Un conseil, appelé Tribunal terrier, est également mise en place pour connaître des différentes demandes relatives à l’utilisation de la ressource (conduite, distribution, passage des eaux, contestations, conflits entre usagers, etc.). Sous l’Ancien Régime se construit donc la domanialité publique dont la Troisième République entérinera à la fois le principe juridique, la portée élargie ainsi que les multiples difficultés conséquence de cette mainmise. Les anciens 50 pas du roi, également inclus dans le domaine public, en sont l’exemple le plus parlant. Réserve d’ « origine assez nuageuse », créée « par l’usage et [...] conservée par la tradition », définie d’inopportune et prête à disparaître au début du XIXe siècle, , elle est pourtant élargie et appliquée dans les nouvelles colonies d’Afrique : ce n’est que par « habitude d’entendre un peu partout parler de cette réserve […] qu’on s’est attaché à l’idée sinon à la chose », écrit Boudillon, auteur en 1907 de l’avant-projet de décret réorganisant le domaine en Afrique occidentale française.

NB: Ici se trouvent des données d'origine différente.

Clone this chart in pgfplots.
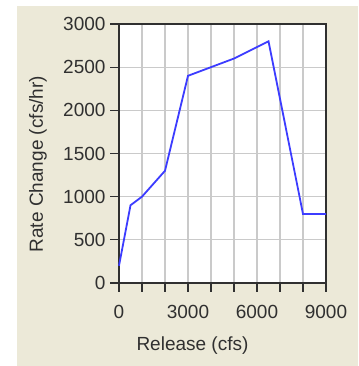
\documentclass[border=0pt]{standalone}
\usepackage{pgfplots}
\pgfplotsset{compat=1.18}
\usepackage{fontspec}
\setmainfont{Liberation Sans}
\definecolor{panel}{HTML}{ECE9D8}
\definecolor{gridc}{HTML}{CACACA}
\definecolor{linec}{HTML}{3C3CFF}
\definecolor{axc}{HTML}{303030}
\begin{document}
\begin{tikzpicture}[x=1pt,y=1pt]
\fill[white] (0,0) rectangle (358,366);
\fill[panel] (17,0) rectangle (358,360);
\begin{axis}[
  at={(119pt,83pt)}, anchor=south west,
  scale only axis, width=207pt, height=259pt,
  xmin=0, xmax=9000, ymin=0, ymax=3000,
  xtick={0,1000,...,9000},
  xticklabels={0,,,3000,,,6000,,,9000},
  ytick={0,500,...,3000},
  yticklabels={0,500,1000,1500,2000,2500,3000},
  scaled ticks=false,
  xtick pos=bottom, ytick pos=left,
  tick align=outside,
  major tick length=9pt,
  every tick/.style={axc, line width=1.3pt},
  axis line style={axc, line width=1.5pt},
  grid=major,
  major grid style={gridc, line width=1.3pt},
  axis background/.style={fill=white},
  tick label style={font=\fontsize{19}{22}\selectfont, text=axc},
  xticklabel style={yshift=-10pt},
  yticklabel style={xshift=-1pt},
  label style={font=\fontsize{19}{22}\selectfont, text=axc},
  xlabel={Release (cfs)},
  ylabel={Rate Change (cfs/hr)},
  xlabel style={at={(rel axis cs:0.355,-0.240)}, anchor=center},
  ylabel style={at={(rel axis cs:-0.391,0.459)}, anchor=center},
  clip=false,
]
\addplot[linec, line width=1.8pt] coordinates {
 (0,200) (500,900) (1000,1000) (2000,1300) (3000,2400)
 (5000,2600) (6500,2800) (8000,800) (9000,800)
};
\end{axis}
\end{tikzpicture}
\end{document}
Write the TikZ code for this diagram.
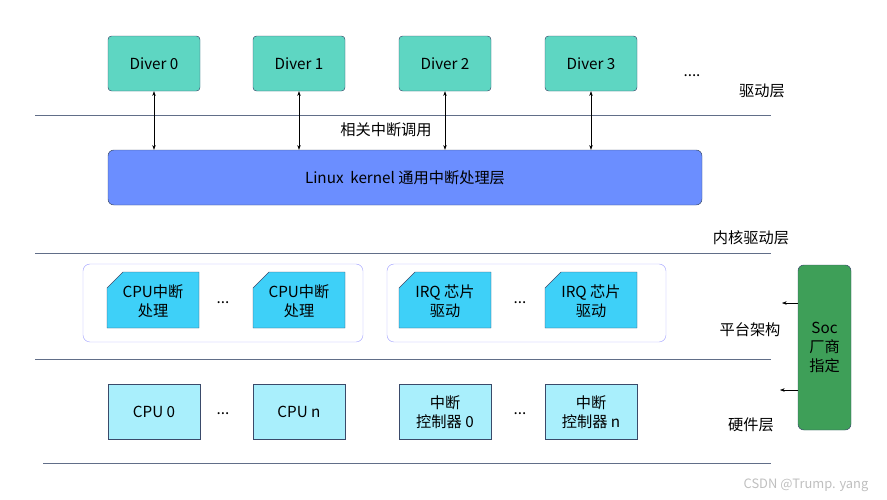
\documentclass[tikz,border=0pt]{standalone}
\usepackage{fontspec}
\setmainfont{Noto Sans CJK SC}
\usetikzlibrary{arrows.meta}
\definecolor{drvgreen}{HTML}{5ED6C2}
\definecolor{kblue}{HTML}{6B8EFF}
\definecolor{chipblue}{HTML}{3ED0F8}
\definecolor{hwblue}{HTML}{A9EFFC}
\definecolor{socgreen}{HTML}{3E9F58}
\definecolor{edge}{HTML}{3A4A6A}
\tikzset{
  box/.style={draw=edge, thin, minimum width=92*0.03cm, minimum height=55*0.03cm, align=center, font=\fontsize{13}{16}\selectfont},
  drv/.style={box, fill=drvgreen, rounded corners=3pt},
  hw/.style={box, fill=hwblue},
  sep/.style={draw=edge!80, line width=0.8pt},
  lay/.style={font=\fontsize{13}{16}\selectfont},
}
\begin{document}
\begin{tikzpicture}[x=0.03cm, y=-0.03cm]
\useasboundingbox (0,0) rectangle (887,500);
% drivers
\foreach \i/\x in {0/154, 1/299, 2/445, 3/591} {
  \node[drv] (d\i) at (\x,63.5) {Diver \i};
}
\node[lay] (dots) at (692,76) {....};
\node[lay] (ldrv) at (762,91) {驱动层};
\draw[sep] (35,115) -- (771,115);
\node[lay, fill=white, inner sep=1pt] (call) at (386,130) {相关中断调用};
% kernel
\node[box, fill=kblue, rounded corners=5pt, minimum width=594*0.03cm] (kern) at (405,177.5) {Linux\ \ kernel 通用中断处理层};
\foreach \i in {0,1,2,3} {
  \draw[{Stealth[length=4pt]}-{Stealth[length=4pt]}, thin] (d\i) -- (d\i |- kern.north);
}
\node[lay] (lker) at (751,238) {内核驱动层};
\draw[sep] (35,253) -- (771,253);
% platform groups
\draw[draw=blue!35, rounded corners=6pt] (83,264) rectangle (363,342);
\draw[draw=blue!35, rounded corners=6pt] (387,264) rectangle (666,342);
\foreach \n/\x/\t in {c0/107/CPU中断\\处理, c1/253/CPU中断\\处理, q0/399/IRQ 芯片\\驱动, q1/545/IRQ 芯片\\驱动} {
  \draw[draw=edge, fill=chipblue] (\x+16,272) -- (\x+92,272) -- (\x+92,328) -- (\x,328) -- (\x,288) -- cycle;
  \node[lay, align=center] (\n) at (\x+46,301) {\t};
}
\node[lay] (pd0) at (223,303) {...};
\node[lay] (pd1) at (520,303) {...};
\node[lay] (lplat) at (750,330) {平台架构};
\draw[sep] (35,359) -- (771,359);
% hardware
\node[hw] (cpu0) at (154,412) {CPU 0};
\node[hw] (cpun) at (299,412) {CPU n};
\node[hw] (ic0) at (445,412) {中断\\控制器 0};
\node[hw] (icn) at (591,412) {中断\\控制器 n};
\node[lay] (hd0) at (223,414) {...};
\node[lay] (hd1) at (520,414) {...};
\node[lay] (lhw) at (751,425) {硬件层};
\draw[sep] (43,463) -- (771,463);
% soc
\node[box, fill=socgreen, rounded corners=5pt, minimum width=53*0.03cm, minimum height=165*0.03cm] (soc) at (824.5,347.5) {Soc\\厂商\\指定};
\coordinate (a1) at (782,303);
\coordinate (a2) at (780,390);
\draw[-{Stealth[length=4pt]}, thin] (soc.west |- a1) -- (a1);
\draw[-{Stealth[length=4pt]}, thin] (soc.west |- a2) -- (a2);
\node[text=gray!50, font=\fontsize{11}{13}\selectfont] (mark) at (806,485) {CSDN @Trump. yang};
\end{tikzpicture}
\end{document}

La nature publique des eaux ne sera pas non plus un souvenir de l’histoire coloniale, mais ce même principe juridique sera confirmé par les droits contemporains, français pour les territoires ultramarins, africains pour les États naissants des indépendances. La gestion des eaux va dès lors s’inscrire dans une continuité historique et s’enfermer dans l’ancien monde de la francophonie juridique. L’origine coloniale, économique et instrumentale, de la domanialité publique des eaux ainsi perpétuée aura comme conséquence la négation des droits locaux et une mise en insécurité de la ressource elle-même. Il s’ensuivra un panorama juridique pluraliste et stratifié où les eaux seront tiraillées entre une action (faible) de protection et sauvegarde de la part de l’État, et une réaction (substantielle et informelle) des droits endogènes.
Face aux exigences environnementales actuelles et dans un souci de restitution de légitimité juridique, il serait souhaitable de s’extraire d’une vision beaucoup trop eurocentrée et de réfléchir à l’inclusion d’une nouvelle ontologie juridique dans les débats nationaux et internationaux.
[1] Ces réflexions sont tirées de ma thèse de doctorat en histoire du droit, intitulée L’eau et le droit en Afrique aux XIXe et XXe siècles. L’expérience de la colonisation française, soutenue à l’Université de Montpellier le 30 novembre 2018.